_Objective_
From the first line of the data below, copy each line up to the one containing "import numpy as np", and include that line too.
——
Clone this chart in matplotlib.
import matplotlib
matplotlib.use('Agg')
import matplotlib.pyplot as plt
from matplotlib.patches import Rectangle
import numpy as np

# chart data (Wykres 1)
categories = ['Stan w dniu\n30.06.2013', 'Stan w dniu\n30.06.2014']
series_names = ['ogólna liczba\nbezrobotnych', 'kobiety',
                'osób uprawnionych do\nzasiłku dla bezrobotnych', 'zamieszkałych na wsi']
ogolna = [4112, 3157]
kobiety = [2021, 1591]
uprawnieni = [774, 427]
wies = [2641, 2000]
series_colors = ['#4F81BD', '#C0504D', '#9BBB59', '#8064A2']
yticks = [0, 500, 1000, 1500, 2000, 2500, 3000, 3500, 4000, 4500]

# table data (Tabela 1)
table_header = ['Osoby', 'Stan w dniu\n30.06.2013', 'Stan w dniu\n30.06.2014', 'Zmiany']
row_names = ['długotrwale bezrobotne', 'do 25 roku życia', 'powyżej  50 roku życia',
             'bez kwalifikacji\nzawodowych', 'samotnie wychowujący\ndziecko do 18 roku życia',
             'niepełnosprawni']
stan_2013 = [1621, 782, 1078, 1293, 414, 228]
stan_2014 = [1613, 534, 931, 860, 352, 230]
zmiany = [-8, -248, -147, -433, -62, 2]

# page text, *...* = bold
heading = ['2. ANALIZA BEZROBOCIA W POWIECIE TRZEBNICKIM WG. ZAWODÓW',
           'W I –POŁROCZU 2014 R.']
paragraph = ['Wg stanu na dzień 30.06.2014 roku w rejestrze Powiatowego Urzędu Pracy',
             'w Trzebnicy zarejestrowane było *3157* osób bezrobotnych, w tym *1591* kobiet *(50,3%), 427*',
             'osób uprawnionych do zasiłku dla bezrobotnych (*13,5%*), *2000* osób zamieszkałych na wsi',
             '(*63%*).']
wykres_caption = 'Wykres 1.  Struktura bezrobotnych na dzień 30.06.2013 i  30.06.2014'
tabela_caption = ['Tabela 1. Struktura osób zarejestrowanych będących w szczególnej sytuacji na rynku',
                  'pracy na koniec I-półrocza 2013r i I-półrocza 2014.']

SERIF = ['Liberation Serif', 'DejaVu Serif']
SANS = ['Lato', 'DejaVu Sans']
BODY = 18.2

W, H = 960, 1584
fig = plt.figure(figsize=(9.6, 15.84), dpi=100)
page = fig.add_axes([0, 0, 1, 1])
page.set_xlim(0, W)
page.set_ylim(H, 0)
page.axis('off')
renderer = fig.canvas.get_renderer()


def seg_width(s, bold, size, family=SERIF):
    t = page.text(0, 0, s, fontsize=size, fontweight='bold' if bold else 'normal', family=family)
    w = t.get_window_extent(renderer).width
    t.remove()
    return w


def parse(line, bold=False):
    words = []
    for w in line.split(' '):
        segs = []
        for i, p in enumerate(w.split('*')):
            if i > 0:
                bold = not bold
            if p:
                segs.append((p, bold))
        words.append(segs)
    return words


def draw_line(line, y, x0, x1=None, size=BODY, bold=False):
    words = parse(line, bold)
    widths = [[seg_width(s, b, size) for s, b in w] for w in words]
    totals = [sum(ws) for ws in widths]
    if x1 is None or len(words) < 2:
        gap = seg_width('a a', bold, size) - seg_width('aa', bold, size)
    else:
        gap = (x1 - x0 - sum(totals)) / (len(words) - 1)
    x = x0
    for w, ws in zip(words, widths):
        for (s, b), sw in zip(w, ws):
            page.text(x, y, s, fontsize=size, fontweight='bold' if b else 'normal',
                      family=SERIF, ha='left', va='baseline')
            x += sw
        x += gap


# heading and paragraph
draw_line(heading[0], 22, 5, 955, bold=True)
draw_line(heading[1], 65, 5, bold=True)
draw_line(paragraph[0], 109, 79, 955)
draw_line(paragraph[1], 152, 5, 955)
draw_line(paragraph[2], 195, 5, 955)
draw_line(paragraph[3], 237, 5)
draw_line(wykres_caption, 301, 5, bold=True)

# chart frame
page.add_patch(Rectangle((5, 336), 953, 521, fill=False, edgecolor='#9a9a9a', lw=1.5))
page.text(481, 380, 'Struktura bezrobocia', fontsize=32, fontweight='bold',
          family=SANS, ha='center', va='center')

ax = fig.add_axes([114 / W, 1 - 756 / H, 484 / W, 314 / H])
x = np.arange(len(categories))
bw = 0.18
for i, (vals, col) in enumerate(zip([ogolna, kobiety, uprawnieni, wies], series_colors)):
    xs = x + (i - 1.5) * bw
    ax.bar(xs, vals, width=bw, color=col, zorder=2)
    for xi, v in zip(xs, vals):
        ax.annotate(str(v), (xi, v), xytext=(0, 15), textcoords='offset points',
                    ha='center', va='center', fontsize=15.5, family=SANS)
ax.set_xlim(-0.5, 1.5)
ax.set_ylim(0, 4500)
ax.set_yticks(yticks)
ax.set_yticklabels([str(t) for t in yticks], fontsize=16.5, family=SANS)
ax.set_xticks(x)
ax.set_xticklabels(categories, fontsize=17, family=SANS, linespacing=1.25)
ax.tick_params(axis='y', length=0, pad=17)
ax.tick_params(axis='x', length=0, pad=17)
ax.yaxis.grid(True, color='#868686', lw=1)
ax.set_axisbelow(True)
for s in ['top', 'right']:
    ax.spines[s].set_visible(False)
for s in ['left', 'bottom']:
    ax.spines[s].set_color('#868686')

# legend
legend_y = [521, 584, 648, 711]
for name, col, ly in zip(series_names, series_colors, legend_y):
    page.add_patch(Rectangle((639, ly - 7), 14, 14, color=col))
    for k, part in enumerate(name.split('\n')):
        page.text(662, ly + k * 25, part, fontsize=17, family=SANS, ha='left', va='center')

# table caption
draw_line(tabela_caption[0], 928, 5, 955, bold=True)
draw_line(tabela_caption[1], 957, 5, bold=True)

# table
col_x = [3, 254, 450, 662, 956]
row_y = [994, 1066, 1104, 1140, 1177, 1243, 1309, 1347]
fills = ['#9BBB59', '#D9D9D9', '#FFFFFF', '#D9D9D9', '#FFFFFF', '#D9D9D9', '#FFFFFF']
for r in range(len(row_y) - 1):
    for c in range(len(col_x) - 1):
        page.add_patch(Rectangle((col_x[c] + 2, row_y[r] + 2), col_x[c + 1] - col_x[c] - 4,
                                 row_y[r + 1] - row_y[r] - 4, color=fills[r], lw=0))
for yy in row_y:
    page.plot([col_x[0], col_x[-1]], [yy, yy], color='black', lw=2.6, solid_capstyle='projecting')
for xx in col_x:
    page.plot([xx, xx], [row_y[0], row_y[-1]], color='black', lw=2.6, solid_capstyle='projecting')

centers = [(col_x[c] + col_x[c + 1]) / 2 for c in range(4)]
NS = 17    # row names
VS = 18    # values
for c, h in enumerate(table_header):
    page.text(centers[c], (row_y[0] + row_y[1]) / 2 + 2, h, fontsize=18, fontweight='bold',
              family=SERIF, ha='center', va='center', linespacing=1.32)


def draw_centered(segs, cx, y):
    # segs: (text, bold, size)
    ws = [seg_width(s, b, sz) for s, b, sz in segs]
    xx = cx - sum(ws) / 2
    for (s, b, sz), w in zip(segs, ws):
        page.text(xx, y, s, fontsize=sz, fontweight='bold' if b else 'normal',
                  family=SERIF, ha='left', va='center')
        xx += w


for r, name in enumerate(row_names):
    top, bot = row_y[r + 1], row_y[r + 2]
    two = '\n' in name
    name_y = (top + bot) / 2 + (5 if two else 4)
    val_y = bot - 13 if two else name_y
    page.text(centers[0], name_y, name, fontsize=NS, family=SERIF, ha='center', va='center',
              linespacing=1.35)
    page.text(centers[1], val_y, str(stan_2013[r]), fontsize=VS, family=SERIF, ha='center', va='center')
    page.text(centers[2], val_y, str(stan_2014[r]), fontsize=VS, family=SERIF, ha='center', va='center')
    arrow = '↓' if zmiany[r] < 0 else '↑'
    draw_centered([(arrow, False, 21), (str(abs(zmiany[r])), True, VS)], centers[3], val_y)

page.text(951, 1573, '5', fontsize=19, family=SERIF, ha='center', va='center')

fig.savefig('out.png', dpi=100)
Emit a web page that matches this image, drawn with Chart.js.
——
_Result of this exercise_
Clone this chart in matplotlib.
import matplotlib
matplotlib.use('Agg')
import matplotlib.pyplot as plt
from matplotlib.patches import Rectangle
import numpy as np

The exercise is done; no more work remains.